Species of flowering plant

Verticordia halophila, commonly known as salt-loving featherflower, or salt-loving verticordia, is a flowering plant in the myrtle family, Myrtaceae and is endemic to the south-west of Western Australia. It is an erect, bushy shrub with small, crowded, thick leaves and spikes of red and pink flowers in spring.

==Description==
Verticordia halophila is a shrub which grows to 30-75 cm high and 45-70 cm wide and which has a few main stems with many short, leafy side-branches. The leaves on the side branches are crowded, oblong to egg-shaped, thick with a rounded end but with a short point and covered with soft hairs less than 0.1 mm long.

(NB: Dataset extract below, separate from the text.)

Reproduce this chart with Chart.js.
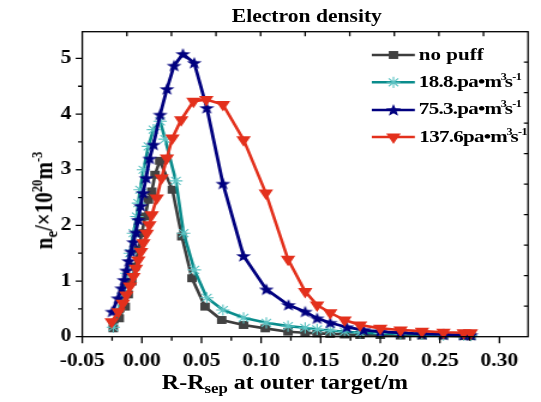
<!DOCTYPE html>
<html><head><meta charset="utf-8">
<script src="https://cdn.jsdelivr.net/npm/chart.js@4.4.0/dist/chart.umd.min.js"></script>
<style>
html,body{margin:0;padding:0;background:#fff;overflow:hidden;}
#wrap{position:absolute;left:0;top:0;width:451px;height:402px;transform:scaleX(1.19956);transform-origin:0 0;}
#c{position:absolute;left:0;top:0;width:451px;height:402px;}
.t{position:absolute;font-family:'Liberation Serif','Times New Roman',serif;font-weight:bold;color:#000;white-space:nowrap;line-height:1;}
.sp{position:relative;font-size:0.6em;top:-0.6em;}
.sb{position:relative;font-size:0.7em;top:0.3em;}
.ls{position:relative;font-size:0.58em;top:-0.65em;letter-spacing:-0.3px;}
.l3{margin-left:-0.5px;margin-right:-1.5px;}
.tight{letter-spacing:-0.6px;}
#yt{transform:rotate(-90deg);transform-origin:50% 50%;}
</style></head><body>
<div id="wrap">
<canvas id="c" width="451" height="402"></canvas>
<div class="t" id="title" style="font-size:18px;left:255.8px;top:6.9px;transform:translateX(-50%);">Electron density</div>
<div class="t" id="xt" style="font-size:20px;left:237.5px;top:372.3px;transform:translateX(-50%);">R-R<span class="sb">sep</span> at outer target/m</div>
<div class="t" id="yt" style="font-size:21px;">n<span class="sb">e</span>/×10<span class="sp">20</span>m<span class="sp">-3</span></div>
<div class="t" style="font-size:17.5px;left:349.2px;top:45.5px;">no puff</div>
<div class="t tight" style="font-size:17.5px;left:349.2px;top:72.5px;">18.8.pa•m<span class="ls l3">3</span>s<span class="ls">-1</span></div>
<div class="t tight" style="font-size:17.5px;left:349.2px;top:100px;">75.3.pa•m<span class="ls l3">3</span>s<span class="ls">-1</span></div>
<div class="t tight" style="font-size:17.5px;left:349.6px;top:127.5px;">137.6pa•m<span class="ls l3">3</span>s<span class="ls">-1</span></div>
</div>
<script>
// ---- data ----
const seriesNames = ['no puff', '18.8.pa•m3s-1', '75.3.pa•m3s-1', '137.6pa•m3s-1'];
const xTickLabels = ['-0.05','0.00','0.05','0.10','0.15','0.20','0.25','0.30'];
const yTickLabels = ['0','1','2','3','4','5'];

const xNoPuff = [-0.024,-0.019,-0.014,-0.0115,-0.0085,-0.0057,-0.0029,0.0,0.0027,0.0055,0.0083,0.011,0.0150,0.0256,0.0335,0.042,0.053,0.067,0.0853,0.1035,0.1226,0.137,0.147,0.158,0.170,0.183,0.200,0.217,0.235,0.253,0.270,0.276];
const yNoPuff = [0.15,0.33,0.54,0.76,0.99,1.26,1.56,1.86,2.16,2.46,2.61,2.91,3.16,2.64,1.80,1.05,0.54,0.30,0.21,0.15,0.09,0.07,0.06,0.05,0.04,0.03,0.03,0.02,0.02,0.02,0.01,0.01];

const x188 = [-0.024,-0.0197,-0.0155,-0.0127,-0.0099,-0.0071,-0.0043,-0.003,-0.0015,0.0013,0.0055,0.0097,0.0153,0.0195,0.0285,0.035,0.044,0.0545,0.068,0.0853,0.1044,0.1226,0.137,0.147,0.158,0.170,0.183,0.200,0.217,0.235,0.253,0.270,0.276];
const y188 = [0.17,0.48,0.78,1.14,1.50,1.86,2.16,2.40,2.64,3.00,3.42,3.72,3.87,3.55,2.80,1.86,1.20,0.70,0.48,0.34,0.25,0.19,0.16,0.13,0.11,0.09,0.07,0.06,0.05,0.04,0.03,0.03,0.02];

const x753 = [-0.025,-0.020,-0.017,-0.015,-0.013,-0.011,-0.009,-0.007,-0.005,-0.003,-0.001,0.001,0.0035,0.0065,0.0097,0.0153,0.021,0.027,0.0344,0.0439,0.0545,0.068,0.0853,0.1044,0.123,0.137,0.147,0.158,0.172,0.186,0.200,0.217,0.235,0.253,0.270,0.276];
const y753 = [0.45,0.69,0.87,1.02,1.19,1.36,1.53,1.70,1.87,2.10,2.35,2.58,2.85,3.20,3.45,3.99,4.45,4.87,5.08,4.92,4.11,2.75,1.45,0.85,0.57,0.45,0.33,0.25,0.17,0.12,0.09,0.07,0.05,0.04,0.03,0.03];

const x1376 = [-0.0253,-0.0197,-0.016,-0.013,-0.010,-0.0071,-0.005,-0.003,-0.0007,0.0013,0.0041,0.0063,0.0083,0.0125,0.0165,0.021,0.0256,0.033,0.0433,0.054,0.068,0.0853,0.1040,0.1226,0.137,0.147,0.158,0.170,0.183,0.200,0.217,0.235,0.253,0.270,0.276];
const y1376 = [0.27,0.45,0.60,0.75,0.91,1.08,1.23,1.38,1.53,1.69,1.86,2.01,2.19,2.49,2.85,3.21,3.57,3.90,4.23,4.26,4.17,3.54,2.58,1.39,0.81,0.57,0.43,0.30,0.21,0.15,0.12,0.10,0.08,0.07,0.07];

const pts = (xs, ys) => xs.map((v, i) => ({x: v, y: ys[i]}));

// filled five-point star marker
function makeStar(color){
  const c = document.createElement('canvas'); c.width = 14; c.height = 14;
  const g = c.getContext('2d'); g.fillStyle = color; g.beginPath();
  for (let i = 0; i < 10; i++) {
    const r = i % 2 === 0 ? 6.6 : 2.7; const a = -Math.PI/2 + i*Math.PI/5;
    const px = 7 + r*Math.cos(a), py = 7.5 + r*Math.sin(a);
    if (i === 0) g.moveTo(px, py); else g.lineTo(px, py);
  }
  g.closePath(); g.fill(); return c;
}
const starImg = makeStar('#00007f');

const FONT = "'Liberation Serif','Times New Roman',serif";
const styles = [
  {line:'#3d3d3d', fill:'#424242', border:'#424242', ps:'rect', r:5.6, rot:0, bw:0},
  {line:'#0a8c8c', fill:'rgba(0,0,0,0)', border:'#5cc3c3', ps:'star', r:5.6, rot:0, bw:1.1},
  {line:'#00007f', fill:'#00007f', border:'#00007f', ps:starImg, r:6, rot:0, bw:0},
  {line:'#e3301c', fill:'#e3301c', border:'#e3301c', ps:'triangle', r:7, rot:180, bw:0}
];
const dataSets = [pts(xNoPuff,yNoPuff), pts(x188,y188), pts(x753,y753), pts(x1376,y1376)];

const framePlugin = {
  id: 'frame',
  afterDraw(chart){
    const {ctx, chartArea: a, scales: {x, y}} = chart;
    ctx.save();
    ctx.strokeStyle = '#000'; ctx.lineWidth = 1.3;
    ctx.strokeRect(a.left, a.top, a.right - a.left, a.bottom - a.top);
    ctx.beginPath();
    for (let k = 0; k <= 15; k++) {
      const v = -0.05 + k*0.025; if (v > x.max + 1e-9) break;
      const px = x.getPixelForValue(v); const len = k % 2 === 0 ? 6.5 : 4;
      ctx.moveTo(px, a.bottom); ctx.lineTo(px, a.bottom + len);
    }
    for (let k = 0; k <= 11; k++) {
      const v = k*0.5; if (v > y.max + 1e-9) break;
      const py = y.getPixelForValue(v); const len = k % 2 === 0 ? 5.5 : 3.5;
      ctx.moveTo(a.left, py); ctx.lineTo(a.left - len, py);
    }
    for (let k = 1; k < 10; k++) {
      const px = a.left + (a.right - a.left)*k/10;
      ctx.moveTo(px, a.top); ctx.lineTo(px, a.top + 4.5);
      const py = a.top + (a.bottom - a.top)*k/10;
      ctx.moveTo(a.right, py); ctx.lineTo(a.right - 3.5, py);
    }
    ctx.stroke();
    // legend symbols
    const rows = [55, 82.3, 110, 137];
    styles.forEach((s, i) => {
      ctx.strokeStyle = s.line; ctx.lineWidth = 2.6;
      ctx.beginPath(); ctx.moveTo(310, rows[i]); ctx.lineTo(345.8, rows[i]); ctx.stroke();
      ctx.fillStyle = s.fill; ctx.strokeStyle = s.border; ctx.lineWidth = s.bw || 0.01;
      Chart.helpers.drawPoint(ctx, {pointStyle: s.ps, radius: s.r, rotation: s.rot, borderWidth: s.bw}, 328, rows[i]);
    });
    ctx.restore();
  }
};

new Chart(document.getElementById('c'), {
  type: 'line',
  data: {
    datasets: dataSets.map((d, i) => ({
      label: seriesNames[i], data: d,
      borderColor: styles[i].line, borderWidth: i === 2 ? 2.8 : 2.6,
      pointStyle: styles[i].ps, pointRadius: styles[i].r, pointRotation: styles[i].rot,
      pointBackgroundColor: styles[i].fill, pointBorderColor: styles[i].border,
      pointBorderWidth: styles[i].bw, tension: 0, fill: false, order: 4 - i, clip: false
    }))
  },
  options: {
    responsive: false, animation: false, devicePixelRatio: 1,
    layout: {padding: {left: 0, right: 10.8, top: 31.7, bottom: 0}},
    plugins: {legend: {display: false}, tooltip: {enabled: false}, title: {display: false}},
    scales: {
      x: {type: 'linear', min: -0.05, max: 0.324,
          grid: {display: false, drawTicks: false}, border: {display: false},
          ticks: {stepSize: 0.05, includeBounds: false, padding: 14, color: '#000', maxRotation: 0,
                  font: {family: FONT, size: 18, weight: 'bold'},
                  callback: v => xTickLabels[Math.round((v + 0.05)/0.05)] ?? ''},
          afterFit: s => { s.height = 65.3; }},
      y: {type: 'linear', min: 0, max: 5.48,
          grid: {display: false, drawTicks: false}, border: {display: false},
          ticks: {stepSize: 1, includeBounds: false, padding: 9, color: '#000',
                  font: {family: FONT, size: 18, weight: 'bold'},
                  callback: v => yTickLabels[Math.round(v)] ?? ''},
          afterFit: s => { s.width = 68.6; }}
    }
  },
  plugins: [framePlugin]
});

// y-axis title placement (rotated around its centre)
const yt = document.getElementById('yt');
const w = yt.offsetWidth, h = yt.offsetHeight;
yt.style.left = (37.1 - w/2) + 'px';
yt.style.top = (200 - h/2) + 'px';
</script>
</body></html>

The leaves on the flowering stems are broadly egg-shaped to almost round.

The flowers are scented and arranged in spike-like groups near the ends of the long flowering stems, each flower on a stalk, 0.5-1.0 mm long. The floral cup is top-shaped, 2.0-2.5 mm long, smooth and glabrous with 5 ribs and small bent green appendages. The sepals are pink with a white fringe, 4-5 mm long, with 5 or 6 hairy lobes and two ear-shaped, hairy appendages on the sides. The petals are mauve-pink, erect, 3.5-4 mm, with short, coarse teeth along their top edge. The style is 5-5.5 mm long, curved with short hairs near its purple tip. Flowering time is from September to December.

It is distinguished from similar verticordias by its thick, crowded leaves, the serrations on the top edge of the petals, the purple-tipped style and by the saline environment in which it is found.

==Taxonomy and naming==
Verticordia halophila was first formally described by Alex George in 1991 and the description was published in Nuytsia. The type collection was made by Alex and Elizabeth George south of Coorow in 1985. The specific epithet (halophila) is "named from the Greek hals (salt) and -philus (loving), in reference to the habitat which is unusual in the genus".

When Alex George reviewed the genus in 1991, he placed this species in subgenus Eperephes, section Verticordella along with V. pennigera, V. blepharophylla, V. lindleyi, V. carinata, V. attenuata, V. drummondii, V. wonganensis, V. paludosa, V. luteola, V. bifimbriata, V. tumida, V. mitodes, V. centipeda, V. auriculata, V. pholidophylla, V. spicata and V. hughanii.

An isolated population recognised as a variant of this species was redescribed as Verticordia elizabethiae in 2020.

==Distribution and habitat==
This verticordia usually grows in sand and clay on flats that are slightly saline and on the edges of salt lakes in woodland and shrubland. It is found in and near areas around Coorow, Marchagee and Lake Seabrook in the Avon Wheatbelt and Geraldton Sandplains biogeographic regions.

The distribution range included the Coolgardie bioregion, a population around 200 km inland, until a 2020 revision recognised it as a separate species, Verticordia elizabethiae.

==Conservation==
Verticordia halophila is classified as "not threatened" by the Western Australian Government Department of Parks and Wildlife.

==Use in horticulture==
Some forms of this species are being grown in cultivation and are performing well. Some are bushy shrubs which are producing honey-scented flowers from October to March, sometimes in other months.